More than one salesperson has been derailed during a sales call when the prospect brings up an objection. There’s a variety of objections, such as, “I think we can do this in-house,” “We need to put this off for a couple of months” or “Why is your company so much higher than your competitor?”
Objections often send salespeople into fight-or-flight mode, and the result isn’t pretty. Salespeople start overselling, defending and justifying, or discounting in an attempt to keep the prospect’s interest. A salesperson’s inability to handle objections costs companies thousands of dollars each year.
So what can you do?
Teach your sales team to bring up the objections!
Sales and objections are predictable. Conduct a whiteboarding session with your sales team. Ask them to write down all the objections they hear from prospects and clients. (I promise that your sales team will be able to fill a whiteboard with objections.)
Now, ask your team this powerful question: When would you like to know about these objections? Overwhelmingly, they want to know sooner rather than later. So this is where your teaching begins.
Salespeople often are reluctant to bring up the objection. They mistakenly think they will plant a seed of doubt in the prospect’s mind.
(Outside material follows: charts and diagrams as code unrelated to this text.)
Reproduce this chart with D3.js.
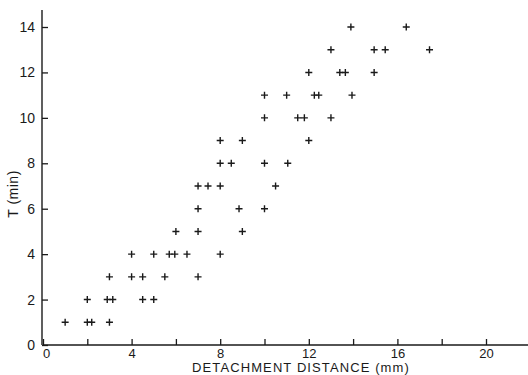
<!DOCTYPE html>
<html>
<head>
<meta charset="utf-8">
<script src="https://cdn.jsdelivr.net/npm/d3@7"></script>
<style>
  html, body { margin: 0; padding: 0; background: #fff; }
  svg { display: block; }
  text { font-family: "Liberation Sans", Arial, sans-serif; fill: #1a1a1a; }
</style>
</head>
<body>
<svg id="chart" width="528" height="375"></svg>
<script>
// Detachment distance (mm) and time T (min), grouped by T row
const distance = [
  1, 2, 2.2, 3,
  2, 2.9, 3.15, 4.5, 5,
  3, 4, 4.5, 5.5, 7,
  4, 5, 5.7, 5.95, 6.5, 8,
  6, 7, 9,
  7, 8.85, 10,
  7, 7.45, 8, 10.5,
  8, 8.5, 10, 11.05,
  8, 9, 12,
  10, 11.5, 11.8, 13,
  10, 11, 12.25, 12.45, 13.95,
  12, 13.4, 13.65, 14.95,
  13, 14.95, 15.45, 17.45,
  13.9, 16.4
];
const timeMin = [
  1, 1, 1, 1,
  2, 2, 2, 2, 2,
  3, 3, 3, 3, 3,
  4, 4, 4, 4, 4, 4,
  5, 5, 5,
  6, 6, 6,
  7, 7, 7, 7,
  8, 8, 8, 8,
  9, 9, 9,
  10, 10, 10, 10,
  11, 11, 11, 11, 11,
  12, 12, 12, 12,
  13, 13, 13, 13,
  14, 14
];
const xTicks = [0, 2, 4, 6, 8, 10, 12, 14, 16, 18, 20, 22];
const xTickLabels = ["0", "", "4", "", "8", "", "12", "", "16", "", "20", ""];
const yTicks = [0, 2, 4, 6, 8, 10, 12, 14];
const xTitle = "DETACHMENT DISTANCE (mm)";
const yTitle = "T (min)";

const svg = d3.select("#chart");
const x = d3.scaleLinear().domain([0, 20]).range([43, 486]);
const y = d3.scaleLinear().domain([0, 14]).range([345, 27]);

// x axis
const xAxis = d3.axisBottom(x)
  .tickValues(xTicks.filter(v => x(v) < 528))
  .tickSizeInner(-6).tickSizeOuter(0)
  .tickFormat((d) => xTickLabels[xTicks.indexOf(d)]);
const gx = svg.append("g").attr("transform", `translate(0,${y(0)})`).call(xAxis);
gx.select(".domain").remove();
gx.append("line").attr("x1", x(0)).attr("x2", 528).attr("y1", 0).attr("y2", 0)
  .attr("stroke", "#1a1a1a").attr("stroke-width", 1.4);
gx.selectAll(".tick line").attr("stroke", "#1a1a1a").attr("stroke-width", 1.3);
gx.selectAll(".tick text").attr("dy", null).attr("y", 13).attr("font-size", 13)
  .attr("fill", "#1a1a1a");
gx.selectAll(".tick").filter(d => d === 0).select("text").attr("dx", 3);

// y axis
const yAxis = d3.axisLeft(y).tickValues(yTicks).tickSizeInner(-6).tickSizeOuter(0)
  .tickFormat(d3.format("d"));
const gy = svg.append("g").attr("transform", `translate(${x(0) - 1},0)`).call(yAxis);
gy.select(".domain").remove();
gy.append("line").attr("x1", 0).attr("x2", 0).attr("y1", 10).attr("y2", y(0))
  .attr("stroke", "#1a1a1a").attr("stroke-width", 1.4);
gy.selectAll(".tick line").attr("stroke", "#1a1a1a").attr("stroke-width", 1.3);
gy.selectAll(".tick text").attr("x", -7).attr("font-size", 14).attr("fill", "#1a1a1a");

// titles
svg.append("text").attr("x", 301).attr("y", 371.5).attr("text-anchor", "middle")
  .attr("font-size", 13).attr("letter-spacing", 1.1).text(xTitle);
svg.append("text").attr("transform", "translate(18,194) rotate(-90)")
  .attr("text-anchor", "middle").attr("font-size", 14).attr("letter-spacing", 0.5).text(yTitle);

// points as plus markers
const pts = distance.map((d, i) => ({ d, t: timeMin[i] }));
const s = 3.5;
const g = svg.append("g").attr("stroke", "#1a1a1a").attr("stroke-width", 1.4);
g.selectAll("path").data(pts).join("path")
  .attr("d", p => {
    const px = x(p.d), py = y(p.t);
    return `M${px - s},${py}H${px + s}M${px},${py - s}V${py + s}`;
  });
</script>
</body>
</html>
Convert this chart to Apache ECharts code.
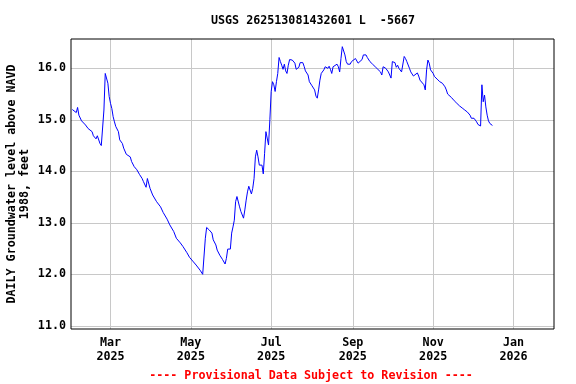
<!DOCTYPE html>
<html><head><meta charset="utf-8">
<script src="https://cdn.jsdelivr.net/npm/echarts@6/dist/echarts.min.js"></script>
<style>html,body{margin:0;padding:0;background:#fff}#c{width:576px;height:384px}</style>
</head><body><div id="c"></div><script>
const titleText = 'USGS 262513081432601 L  -5667';
const yAxisTitle = 'DAILY Groundwater level above NAVD\n1988, feet';
const footerText = '---- Provisional Data Subject to Revision ----';

// days since 2025-01-01
const dayOffsets = [30,31,33,34,35,37,40,42,45,46,48,49,50,51,52,53,54,55,56,57,58,59,60,61,62,63,65,66,68,69,71,74,75,77,79,81,83,84,85,86,87,88,89,91,94,97,99,102,104,107,109,112,114,117,119,122,124,127,129,130,131,132,133,134,136,137,139,140,142,144,146,147,148,150,151,152,153,154,155,157,158,160,161,162,163,164,165,166,167,168,169,170,171,172,173,174,175,176,177,178,179,180,181,182,183,184,185,186,187,188,189,190,191,192,193,194,195,197,199,200,202,203,205,206,207,209,210,212,214,215,216,217,218,219,220,221,222,224,225,226,227,228,229,231,232,233,234,235,236,237,238,239,241,242,243,245,246,247,248,250,251,253,254,256,258,260,262,264,265,266,267,268,270,271,272,273,275,276,277,278,280,281,282,283,284,286,287,289,290,292,293,294,295,297,298,299,300,301,302,304,305,307,309,311,313,314,315,316,318,320,322,324,326,328,330,331,332,333,334,335,337,338,340,341,342,343,344,345,346,347,349];
const levels = [15.20,15.17,15.14,15.24,15.09,14.98,14.90,14.83,14.77,14.69,14.63,14.69,14.67,14.54,14.50,14.48,15.19,15.90,15.90,15.71,15.45,15.32,15.22,15.06,14.96,14.87,14.77,14.61,14.54,14.45,14.33,14.28,14.19,14.09,14.03,13.94,13.86,13.80,13.77,13.69,13.86,13.83,13.67,13.54,13.41,13.31,13.20,13.07,12.96,12.83,12.70,12.61,12.54,12.42,12.33,12.24,12.18,12.08,12.00,11.99,12.70,12.91,12.92,12.86,12.80,12.67,12.57,12.47,12.37,12.29,12.20,12.31,12.49,12.49,12.80,12.92,13.05,13.41,13.51,13.31,13.22,13.09,13.25,13.44,13.60,13.71,13.70,13.56,13.67,13.86,14.28,14.41,14.28,14.12,14.09,14.12,13.95,14.35,14.77,14.75,14.51,15.00,15.55,15.74,15.68,15.55,15.74,15.90,16.21,16.13,16.06,15.98,16.08,15.95,15.90,16.06,16.17,16.16,16.10,15.98,16.02,16.11,16.11,16.04,15.95,15.87,15.74,15.66,15.58,15.46,15.42,15.58,15.77,15.90,15.89,15.97,16.03,16.00,16.04,15.98,15.90,16.03,16.06,16.08,16.03,15.93,16.19,16.42,16.39,16.26,16.13,16.08,16.08,16.13,16.10,16.19,16.17,16.10,16.10,16.17,16.26,16.26,16.21,16.13,16.08,16.03,15.98,15.93,15.87,16.03,16.06,16.00,15.93,15.87,15.81,16.13,16.11,16.02,16.06,16.00,15.93,15.93,16.23,16.19,16.13,16.00,15.93,15.85,15.84,15.91,15.85,15.77,15.75,15.68,15.58,15.97,16.16,16.10,15.97,15.90,15.84,15.79,15.74,15.71,15.64,15.58,15.50,15.48,15.43,15.37,15.32,15.27,15.23,15.19,15.15,15.17,15.09,15.03,15.04,15.03,14.96,14.91,14.88,15.68,15.35,15.48,15.25,15.09,14.98,14.93,14.89];

const yTicks = [11, 12, 13, 14, 15, 16];
const xTickDates = ['2025-03-01','2025-05-01','2025-07-01','2025-09-01','2025-11-01','2026-01-01'];
const xTickLabels = ['Mar\n2025','May\n2025','Jul\n2025','Sep\n2025','Nov\n2025','Jan\n2026'];

const DAY = 86400000;
const base = Date.UTC(2025, 0, 1);
const seriesData = dayOffsets.map((d, i) => [base + d * DAY, levels[i]]);
const xTickVals = xTickDates.map(s => Date.parse(s + 'T00:00:00Z'));

const FONT = '"DejaVu Sans Mono", "Liberation Mono", monospace';
const chart = echarts.init(document.getElementById('c'), null, {renderer: 'canvas'});

const gridMarks = [];
yTicks.forEach(v => gridMarks.push({yAxis: v}));
xTickVals.forEach(v => gridMarks.push({xAxis: v}));

chart.setOption({
  animation: false,
  backgroundColor: '#fff',
  grid: {left: 71, top: 39, width: 483, height: 290, show: true, borderColor: '#000', borderWidth: 1, backgroundColor: 'transparent', z: 10},
  xAxis: {
    type: 'value',
    min: Date.UTC(2025, 0, 30),
    max: Date.UTC(2026, 0, 31, 18),
    axisLine: {show: false},
    axisTick: {show: false},
    splitLine: {show: false},
    axisLabel: {
      customValues: xTickVals,
      formatter: (v) => { const i = xTickVals.indexOf(v); return i >= 0 ? xTickLabels[i] : ''; },
      fontFamily: FONT, fontWeight: 'bold', fontSize: 11.7, color: '#000', lineHeight: 14, margin: 7
    }
  },
  yAxis: {
    type: 'value',
    min: 10.938,
    max: 16.569,
    axisLine: {show: false},
    axisTick: {show: false},
    splitLine: {show: false},
    axisLabel: {
      customValues: yTicks,
      formatter: (v) => v.toFixed(1),
      fontFamily: FONT, fontWeight: 'bold', fontSize: 11.7, color: '#000', margin: 5,
      padding: [3, 0, 0, 0]
    }
  },
  series: [{
    type: 'line',
    data: seriesData,
    showSymbol: false,
    symbol: 'none',
    lineStyle: {color: '#0000ff', width: 1},
    z: 3,
    markLine: {
      silent: true,
      symbol: 'none',
      z: 1,
      label: {show: false},
      lineStyle: {color: '#c8c8c8', width: 1, type: 'solid'},
      emphasis: {disabled: true},
      data: gridMarks
    }
  }],
  graphic: [
    {type: 'text', x: 313, y: 21, style: {text: titleText, font: 'bold 11.7px ' + FONT, fill: '#000', textAlign: 'center', textVerticalAlign: 'middle'}},
    {type: 'text', x: 18, y: 184, rotation: Math.PI / 2, style: {text: yAxisTitle, font: 'bold 11.7px ' + FONT, fill: '#000', textAlign: 'center', textVerticalAlign: 'middle', lineHeight: 13}},
    {type: 'text', x: 311, y: 376, style: {text: footerText, font: 'bold 11.7px ' + FONT, fill: '#ff0000', textAlign: 'center', textVerticalAlign: 'middle'}}
  ]
});
</script></body></html>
Well, your prospect already has thought of several reasons not to do business with you, many of which are based on false data or a previous experience with another vendor.
Salespeople that bring up the objections create truth-telling and high-credibility sales conversations.
They don’t look like they are trying to hide anything. By bringing up the objections, the salesperson has an opportunity to figure out the real reason behind the objection.
Effective and emotionally intelligent salespeople avoid being put into a fight-or-flight position. They bring up the obvious objection, which might sound like this: “Carolyn, many times when I meet with business owners like yourself, the real question to be addressed is, ‘Can we do this ourselves? Do we really need to outsource?’ Why don’t we look at both the pros and cons of outsourcing, and at the end of our conversation, you and I should have a good idea of the best direction to take.” This becomes a partner conversation, not a desperate, I-need-to-hit-my-quota conversation.
Stop avoiding obvious and predictable objections during a sales meeting. Bring up the objection. By doing so, you will look like the professional you are.